Un texte drôle pour évoquer l’un de nos mythes fondateurs les plus tragiques.

Œdipe

Œdipe
Yvan Pommaux
Ecole des Loisirs, 2010

La mythologie est-elle pour les enfants? 

 Par Anne-Marie Mercier

oedipe.gifL’histoire d’Œdipe est racontée à travers un récit articulant textes et images (tantôt en pleine page, tantôt distribués en encadrés) à l’intérieur d’un récit cadre sous forme de bande dessinée. Dans ce premier niveau, un grand père raconte, à la demande de ses petits-enfants, une « histoire mythologique », tout en disant qu’il ne les aime pas parce qu’elles finissent mal. D’ailleurs, en dernière page, les enfants renchérissent sur cet avis négatif et demandent de passer à autre chose. Donc, la chose est entendue, ce genre d’histoire – et encore plus celle d’Œdipe – n’est pas pour les enfants et n’a rien à voir avec un conte de fées.
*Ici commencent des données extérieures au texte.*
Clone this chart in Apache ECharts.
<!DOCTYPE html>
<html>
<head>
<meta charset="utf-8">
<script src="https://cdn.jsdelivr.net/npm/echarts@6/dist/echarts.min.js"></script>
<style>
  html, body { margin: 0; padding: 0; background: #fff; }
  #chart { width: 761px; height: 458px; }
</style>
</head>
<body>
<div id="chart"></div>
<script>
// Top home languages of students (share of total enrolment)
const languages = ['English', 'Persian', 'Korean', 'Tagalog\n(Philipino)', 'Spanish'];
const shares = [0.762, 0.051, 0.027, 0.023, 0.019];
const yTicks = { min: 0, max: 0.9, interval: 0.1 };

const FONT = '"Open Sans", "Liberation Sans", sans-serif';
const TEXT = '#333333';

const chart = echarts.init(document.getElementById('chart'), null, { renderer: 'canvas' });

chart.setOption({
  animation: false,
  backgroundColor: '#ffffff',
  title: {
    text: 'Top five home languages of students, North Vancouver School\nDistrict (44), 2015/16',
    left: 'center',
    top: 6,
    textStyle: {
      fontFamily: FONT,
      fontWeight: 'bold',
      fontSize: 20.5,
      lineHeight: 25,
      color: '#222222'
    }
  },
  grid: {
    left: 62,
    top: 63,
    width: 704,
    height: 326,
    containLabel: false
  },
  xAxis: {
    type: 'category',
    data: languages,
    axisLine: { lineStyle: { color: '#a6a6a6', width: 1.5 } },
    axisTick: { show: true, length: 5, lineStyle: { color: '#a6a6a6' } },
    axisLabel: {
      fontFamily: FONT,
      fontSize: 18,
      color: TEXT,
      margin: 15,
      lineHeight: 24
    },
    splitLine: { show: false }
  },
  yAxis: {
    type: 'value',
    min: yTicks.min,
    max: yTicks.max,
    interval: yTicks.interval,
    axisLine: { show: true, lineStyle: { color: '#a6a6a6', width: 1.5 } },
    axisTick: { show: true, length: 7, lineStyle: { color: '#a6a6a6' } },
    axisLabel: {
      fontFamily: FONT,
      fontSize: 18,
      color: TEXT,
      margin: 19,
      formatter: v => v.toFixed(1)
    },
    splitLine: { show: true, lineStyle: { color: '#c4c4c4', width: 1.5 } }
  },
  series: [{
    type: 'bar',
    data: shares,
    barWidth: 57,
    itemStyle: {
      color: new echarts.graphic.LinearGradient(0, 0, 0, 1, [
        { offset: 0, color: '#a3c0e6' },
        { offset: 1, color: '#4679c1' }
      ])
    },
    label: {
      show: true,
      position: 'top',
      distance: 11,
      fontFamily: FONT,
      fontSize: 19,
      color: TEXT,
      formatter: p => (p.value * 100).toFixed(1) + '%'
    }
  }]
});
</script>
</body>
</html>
Si cette dernière affirmation est un avertissement salutaire à méditer pour ceux qui feraient l’amalgame entre ‘récit fondateur’ et ‘conte’ (notamment en classe de 6e), l’affirmation précédente (Œdipe, ce n’est pas pour les enfants) montre le problème du public visé par cet album sur Œdipe. Les albums précédents de Pommaux sur des sujets mythologiques (Orphée, Thésée) ne posaient pas ce problème. A qui s’adresse-t-il ?  quelle vision de la mythologie, et de ce mythe en particulier, propose-t-il ?

Première réponse : il propose des images. Celles de Pommaux sont superbes et sombres à souhait. Les personnages avancent sous de grands ciels, ciels d’orage ou trompeusement bleus. La Pythie est impressionnante, le sphinx charmant, ou plutôt charmante : on regrette qu’elle disparaisse si vite. Pommaux multiplie  les différents cadrages et angles de vue, presque trop : peur de lasser son public, ou volonté de lui faire prendre un point de vue ‘divin’, qui permette de  voir les événements de haut, avec distance et détachement ?

Il semble que Yvan Pommaux ait eu du mal à actualiser cette histoire. Son sujet est délicat : il s’agit tout de même d’une histoire qui tourne autour du meurtre du père (meurtre qui suit un abandon du fils par le père). Cette extrême violence est dissimulée en partie : Pommaux choisit d’insister sur le chagrin des parents d’Œdipe plutôt que sur les actions de Laïos qui ont provoqué sa malédiction (autre sujet délicat, l’homosexualité). L’histoire se poursuit avec une version édulcorée dans laquelle Laïos se tue en tombant et non directement sous le coup donné par son fils.

Les dieux sont ici passablement sadiques et jouent avec les humains. A l’issue de tout cela, Œdipe n’est plus un mythe, mais une histoire triste, qui finit mal. Soit. Sans doute l’adaptation à un public est-elle à ce prix (mais à quel public ?). Etait-il bien nécessaire  d’employer tout ce talent pour ce résultat ? Faut-il raconter l’histoire d’Œdipe aux enfants au moment où ils la vivent « en toute innocence » ? Vraie question, qui mérite au moins d’être posée.